* [PROBLEM STATEMENT]
Write out each line of the listing as it stands, without the images.
### RAW DATA
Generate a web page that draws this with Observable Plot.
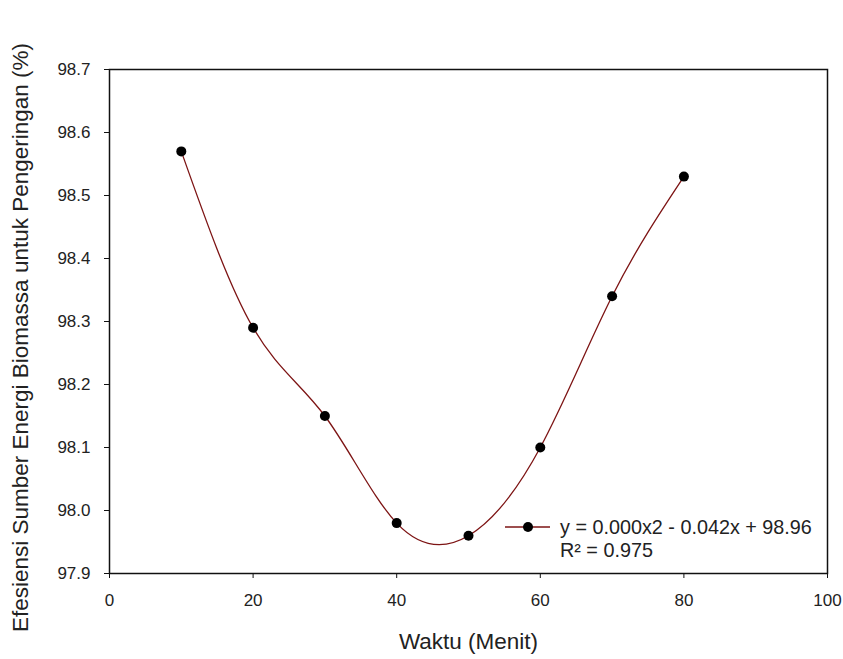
<!DOCTYPE html>
<html><head><meta charset="utf-8">
<script src="https://cdn.jsdelivr.net/npm/d3@7"></script>
<script src="https://cdn.jsdelivr.net/npm/@observablehq/plot@0.6"></script>
<style>body{margin:0;background:#fff}</style>
</head><body><div id="chart"></div>
<script>
const waktu = [10, 20, 30, 40, 50, 60, 70, 80];
const efisiensi = [98.57, 98.29, 98.15, 97.98, 97.96, 98.10, 98.34, 98.53];
const xTicks = [0, 20, 40, 60, 80, 100];
const yTicks = [97.9, 98.0, 98.1, 98.2, 98.3, 98.4, 98.5, 98.6, 98.7];
const xTitle = "Waktu (Menit)";
const yTitle = "Efesiensi Sumber Energi Biomassa untuk Pengeringan (%)";
const legendEquation = "y = 0.000x2 - 0.042x + 98.96";
const legendR2 = "R² = 0.975";

const data = waktu.map((x, i) => ({x, y: efisiensi[i]}));
const lineColor = "#7d1414";
const font = "'Liberation Sans', Arial, sans-serif";

const plot = Plot.plot({
  width: 843, height: 659,
  marginLeft: 109, marginRight: 16, marginTop: 69, marginBottom: 86,
  style: {fontFamily: font, background: "#fff", color: "#222"},
  x: {domain: [0, 100]},
  y: {domain: [97.9, 98.7]},
  marks: [
    Plot.axisX({ticks: xTicks, tickSize: 5, tickPadding: 15, fontSize: 17, label: null, stroke: "#111"}),
    Plot.axisY({ticks: yTicks, tickSize: 5, tickPadding: 14, fontSize: 17, tickFormat: d3.format(".1f"),
      label: null, stroke: "#111"}),
    Plot.text([xTitle], {frameAnchor: "bottom", textAnchor: "middle", dy: 75, fontSize: 22.5, fill: "#222", text: d => d}),
    Plot.text([yTitle], {frameAnchor: "left", textAnchor: "middle", rotate: -90, dx: -89, dy: 16, fontSize: 22.5, fill: "#222", text: d => d}),
    Plot.frame({stroke: "#111", strokeWidth: 1.5}),
    Plot.line(data, {x: "x", y: "y", curve: "natural", stroke: lineColor, strokeWidth: 1.3}),
    Plot.dot(data, {x: "x", y: "y", r: 5, fill: "#000", stroke: "none"})
  ]
});
document.getElementById("chart").appendChild(plot);

// legend inside plot area (bottom-right)
const svg = d3.select(plot);
const g = svg.append("g").attr("font-family", font).attr("fill", "#222").attr("text-anchor", "start");
const lx = 505, ly = 527;
g.append("line").attr("x1", lx).attr("x2", lx + 45).attr("y1", ly).attr("y2", ly)
  .attr("stroke", lineColor).attr("stroke-width", 1.3);
g.append("circle").attr("cx", lx + 23).attr("cy", ly).attr("r", 5).attr("fill", "#000");
g.append("text").attr("x", lx + 55).attr("y", ly).attr("dy", "0.35em").attr("font-size", 19.8).text(legendEquation);
g.append("text").attr("x", lx + 55).attr("y", ly + 23).attr("dy", "0.35em").attr("font-size", 19.8).text(legendR2);
</script>
</body></html>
######
* [REPLY]
Generate a web page that draws this with Observable Plot.
<!DOCTYPE html>
<html><head><meta charset="utf-8">
<script src="https://cdn.jsdelivr.net/npm/d3@7"></script>
<script src="https://cdn.jsdelivr.net/npm/@observablehq/plot@0.6"></script>
<style>body{margin:0;background:#fff}</style>
</head><body><div id="chart"></div>
<script>
const waktu = [10, 20, 30, 40, 50, 60, 70, 80];
const efisiensi = [98.57, 98.29, 98.15, 97.98, 97.96, 98.10, 98.34, 98.53];
const xTicks = [0, 20, 40, 60, 80, 100];
const yTicks = [97.9, 98.0, 98.1, 98.2, 98.3, 98.4, 98.5, 98.6, 98.7];
const xTitle = "Waktu (Menit)";
const yTitle = "Efesiensi Sumber Energi Biomassa untuk Pengeringan (%)";
const legendEquation = "y = 0.000x2 - 0.042x + 98.96";
const legendR2 = "R² = 0.975";

const data = waktu.map((x, i) => ({x, y: efisiensi[i]}));
const lineColor = "#7d1414";
const font = "'Liberation Sans', Arial, sans-serif";

const plot = Plot.plot({
  width: 843, height: 659,
  marginLeft: 109, marginRight: 16, marginTop: 69, marginBottom: 86,
  style: {fontFamily: font, background: "#fff", color: "#222"},
  x: {domain: [0, 100]},
  y: {domain: [97.9, 98.7]},
  marks: [
    Plot.axisX({ticks: xTicks, tickSize: 5, tickPadding: 15, fontSize: 17, label: null, stroke: "#111"}),
    Plot.axisY({ticks: yTicks, tickSize: 5, tickPadding: 14, fontSize: 17, tickFormat: d3.format(".1f"),
      label: null, stroke: "#111"}),
    Plot.text([xTitle], {frameAnchor: "bottom", textAnchor: "middle", dy: 75, fontSize: 22.5, fill: "#222", text: d => d}),
    Plot.text([yTitle], {frameAnchor: "left", textAnchor: "middle", rotate: -90, dx: -89, dy: 16, fontSize: 22.5, fill: "#222", text: d => d}),
    Plot.frame({stroke: "#111", strokeWidth: 1.5}),
    Plot.line(data, {x: "x", y: "y", curve: "natural", stroke: lineColor, strokeWidth: 1.3}),
    Plot.dot(data, {x: "x", y: "y", r: 5, fill: "#000", stroke: "none"})
  ]
});
document.getElementById("chart").appendChild(plot);

// legend inside plot area (bottom-right)
const svg = d3.select(plot);
const g = svg.append("g").attr("font-family", font).attr("fill", "#222").attr("text-anchor", "start");
const lx = 505, ly = 527;
g.append("line").attr("x1", lx).attr("x2", lx + 45).attr("y1", ly).attr("y2", ly)
  .attr("stroke", lineColor).attr("stroke-width", 1.3);
g.append("circle").attr("cx", lx + 23).attr("cy", ly).attr("r", 5).attr("fill", "#000");
g.append("text").attr("x", lx + 55).attr("y", ly).attr("dy", "0.35em").attr("font-size", 19.8).text(legendEquation);
g.append("text").attr("x", lx + 55).attr("y", ly + 23).attr("dy", "0.35em").attr("font-size", 19.8).text(legendR2);
</script>
</body></html>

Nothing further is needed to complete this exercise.